Dark White: A term I created to describe a girl or guy who is deep in denial or in some cases willfully dismisses their Blackness or ethnic identity in exchange for decreasing the gap between themselves and Whiteness. Suffers from internalized racism and Anti-Blackness, a person who will do what they can to capture the White Gayze, who only use their Blackness or ethnicity as a chess piece to increase their social or monetary capital. 20,000 leagues under the sunken place...
I was a Dark White person once. Despite being Black myself, I didn’t have any Black friends. I spent my life being a token. I was so invested in whiteness that I changed my look to reflect my aspirations for racial transcendence. I was on that reverse Rachel Dolezal 12 steps to transcending race program, and I was in it to win it.
I would use S Curl and leave in my hair long past the set time (My scalp would be cussing me out ya’ll) so my hair would be straight enough to spike like the white boys (who only dated white boys) use to fall out for. I wanted them to fall out over me. It was hard on my scalp but that’s the price you pay to achieve Dark Whiteness.
My Dolezal transformation routine also consisted of a skincare regimen of a topical cream with hydroquinone, an active ingredient in skin bleach, to lighten the dark spots on my face. I told myself it was ensure that my skin tone was even, when it was really my attempt to be lighter. I wanted to match the light spots, not the dark tone that covered virtually my entire body. I would look into the mirror everyday wishing to see something different so that my proximity to whiteness would be closer and within reach.
It would never be enough though. As much effort as I put into being Dark White, my reflection wasn’t any closer to the images of white bodies that are glorified in mainstream media. My reflection would never show a lighter me with perfect hair and pretty light eyes (I would have used contacts, believe me I tried, but I couldn’t ever get them in my eyes).
How did I get to this place? How long had I been in the sunken place when it comes to self respect and love for the self? It would be years before Ethnic Studies would be the guiding light toward my liberation and self-acceptance. I suffered through years of Dark Whiteness. But I endured.
What I’ve learned since then is that “colorism” is an integral part of culture across the globe. From a young age, language itself leads us to conclude that black is bad and white is good. To be on the blacklist, to be black-balled, the black sheep or to blackmail is loaded with negative connotation. Contrast this with the color white, which is synonymous with purity and goodness. We live in a “White is Right” culture that affects children before the age of 4, providing whiteness with a false sense of superiority and cultivating self-hatred in the rest of us.
So while growing up, I was receiving messages that being Black and having dark skin were things not to be not valued. I desperately wanted to be validated by the world so much that I ran away from anything that could be interpreted as Black, including myself. I was trying to escape my Blackness by running toward a lighter version of me that I could never reach. The psychological consequences of a world constructed by and for whiteness can be devastating on the Black body, and serves as a divisive tool to further divide us as a collective. But there is hope.

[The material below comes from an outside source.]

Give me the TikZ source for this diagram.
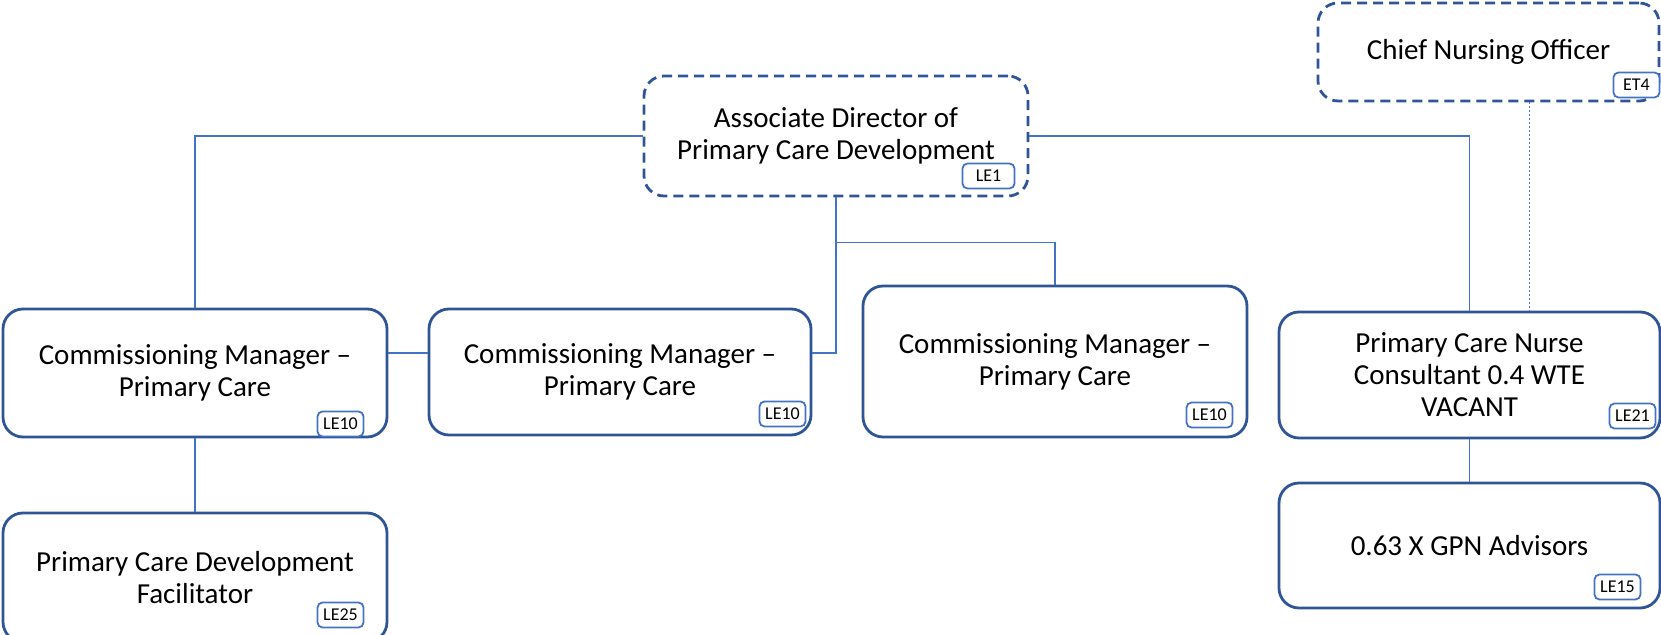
\documentclass[tikz,border=0pt]{standalone}
\usepackage{fontspec}
\setmainfont{Carlito}
\usetikzlibrary{calc}

\definecolor{boxblue}{RGB}{47,85,151}
\definecolor{lineblue}{RGB}{68,114,196}
\definecolor{tagblue}{RGB}{68,114,196}

\begin{document}
\begin{tikzpicture}[
        x=0.5pt, y=-0.5pt,
        post/.style={draw=boxblue, line width=1.4pt, rounded corners=10pt, fill=white,
            align=center, inner sep=0pt, font=\fontsize{14.5}{16}\selectfont},
        dashpost/.style={post, dash pattern=on 5pt off 3pt},
        tag/.style={draw=tagblue, line width=0.9pt, rounded corners=2.5pt, fill=white,
            anchor=south east, inner sep=0pt, minimum width=23pt, minimum height=12.5pt,
            font=\fontsize{9}{10}\selectfont},
        conn/.style={draw=lineblue, line width=0.6pt},
        dotconn/.style={draw=lineblue, line width=0.5pt, dash pattern=on 1pt off 1pt},
    ]

    \useasboundingbox (0,0) rectangle (1661,635);

    % boxes
    \node[dashpost, minimum width=192pt, minimum height=60pt] (ad) at (836,136)
        {Associate Director of\\Primary Care Development};
    \node[dashpost, minimum width=170.5pt, minimum height=49pt] (cno) at (1488.5,52)
        {Chief Nursing Officer};
    \node[post, minimum width=192pt, minimum height=64pt] (cm1) at (195,373)
        {Commissioning Manager --\\Primary Care};
    \node[post, minimum width=191pt, minimum height=63pt] (cm2) at (620,372)
        {Commissioning Manager --\\Primary Care};
    \node[post, minimum width=192pt, minimum height=75.5pt] (cm3) at (1055,361.5)
        {Commissioning Manager --\\Primary Care};
    \node[post, minimum width=190.5pt, minimum height=63pt] (pcn) at (1469.5,375)
        {Primary Care Nurse\\Consultant 0.4 WTE\\VACANT};
    \node[post, minimum width=190.5pt, minimum height=62.5pt] (gpn) at (1469.5,545.5)
        {0.63 X GPN Advisors};
    \node[post, minimum width=192pt, minimum height=64.5pt] (pcdf) at (195,577.5)
        {Primary Care Development\\Facilitator};

    % grade tags
    \node[tag, minimum width=26pt] (adtag) at ($(ad.south east)+(-14,-8)$) {LE1};
    \node[tag] (cnotag) at ($(cno.south east)+(0,-4)$) {ET4};
    \node[tag] (cm1tag) at ($(cm1.south east)+(-24,-1)$) {LE10};
    \node[tag] (cm2tag) at ($(cm2.south east)+(-6,-9)$) {LE10};
    \node[tag] (cm3tag) at ($(cm3.south east)+(-15,-10)$) {LE10};
    \node[tag] (pcntag) at ($(pcn.south east)+(-5,-10)$) {LE21};
    \node[tag] (gpntag) at ($(gpn.south east)+(-20,-9)$) {LE15};
    \node[tag] (pcdftag) at ($(pcdf.south east)+(-24,-15)$) {LE25};

    % reporting lines
    \coordinate (mid) at (0,353);
    \coordinate (branch) at ($(ad.south)+(0,45)$);
    \coordinate (cnotap) at (1529,0);

    \draw[conn] (ad.west) -| (cm1.north);
    \draw[conn] (ad.east) -| (pcn.north);
    \draw[conn] (ad.south) -- (branch) -| (cm3.north);
    \draw[conn] (branch) |- (cm2.east |- mid);
    \draw[conn] (cm1.east |- mid) -- (cm2.west |- mid);
    \draw[conn] (cm1.south) -- (pcdf.north);
    \draw[conn] (pcn.south) -- (gpn.north);
    \draw[dotconn] (cno.south -| cnotap) -- (pcn.north -| cnotap);

\end{tikzpicture}
\end{document}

There is hope when we invest in the idea that Blackness exists on a spectrum, and we must be uplifted as we all contribute to the brilliance of our collective. If we are to be the fists in the air demanding power to the people, we have to free ourselves from the constraints of colorism, where white is right and darkness is demeaned, and empower all of us from light skin to dark skin that we are in this together. I endured. We can all endure.